I was pleased to be asked to help judge Facebook's My Giving Story content, which is encouraging everyone to share a story that inspired them to give. To me, it is individual stories, the people behind non-profits and businesses that inspire me.
One example that springs to mind happened a few years ago when I was in Ulusaba, our wonderful game reserve in South Africa. A woman from the local village approached me. She was forthright in her request: 'Mr Branson, can you please lend me money to buy a sewing machine?' While I am often asked for money, it was an unusually direct question.
She told me she was a talented seamstress and believed her business could really grow. But she needed the cash to get it off the ground. 'How much do you need?' I asked. '$300 would be enough,' she replied. 'And, what is more, I'll repay it within three months and employ six people full-time.' I was very impressed with her enthusiasm, focus and ambition, and happily gave the $300, not wanting to be repaid.
Three months later I was back near Ulusaba visiting community projects supported by Virgin Unite, when six women came up and gave me a beautiful gift of hand-made cotton pillows and clothes. They also gave me $300 ' they were the six women the entrepreneurial seamstress had employed.
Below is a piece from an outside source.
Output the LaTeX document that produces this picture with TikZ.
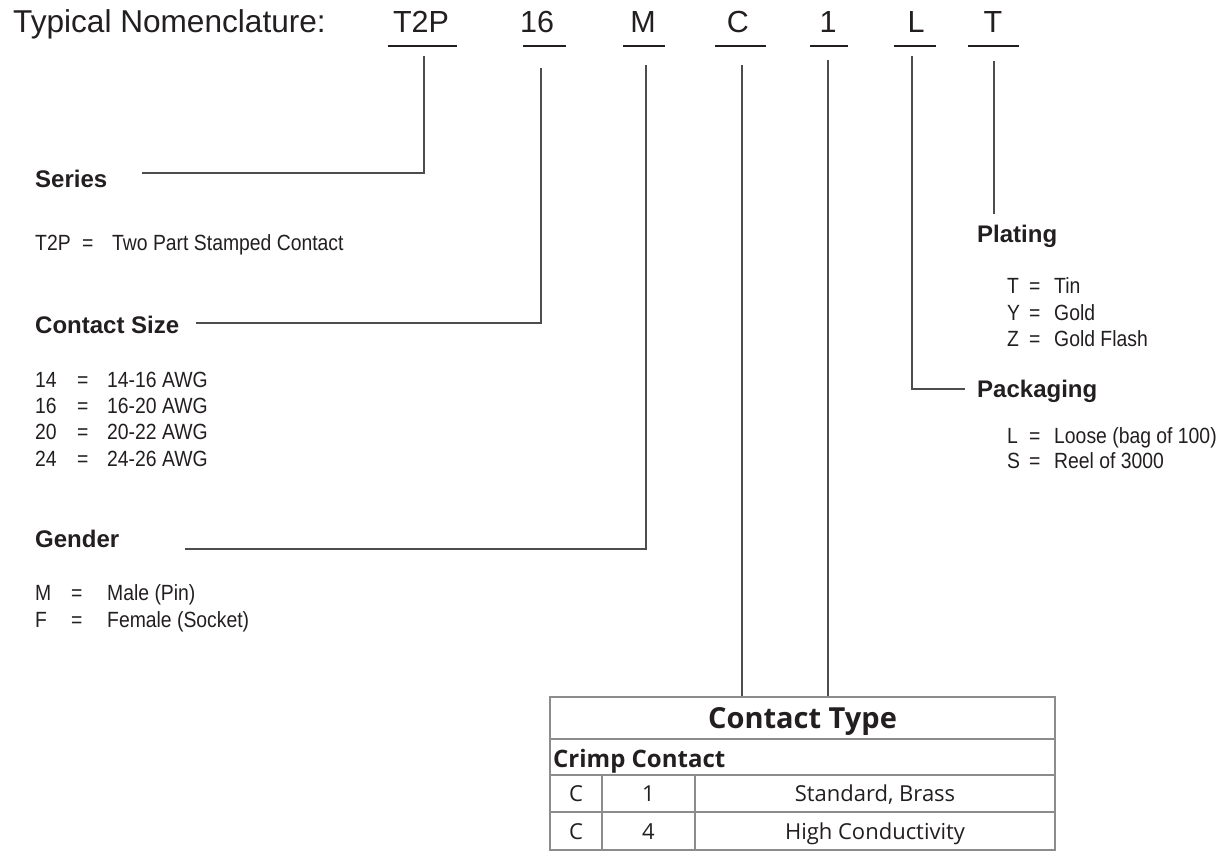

I asked where she was, and was told she was rushed off her feet, at the market selling products. Her business was thriving. The episode taught me that the value of giving is often in providing somebody with the opportunity to make something unique themselves. It's why Virgin Unite is an entrepreneurial foundation, to unite people and entrepreneurial ideas to create opportunities for a better world. It's also why I spend the vast majority of my time working with Virgin Unite, raising money to cover the foundation's overheads, so 100 per cent of all all donations received go directly to initiatives we create or support.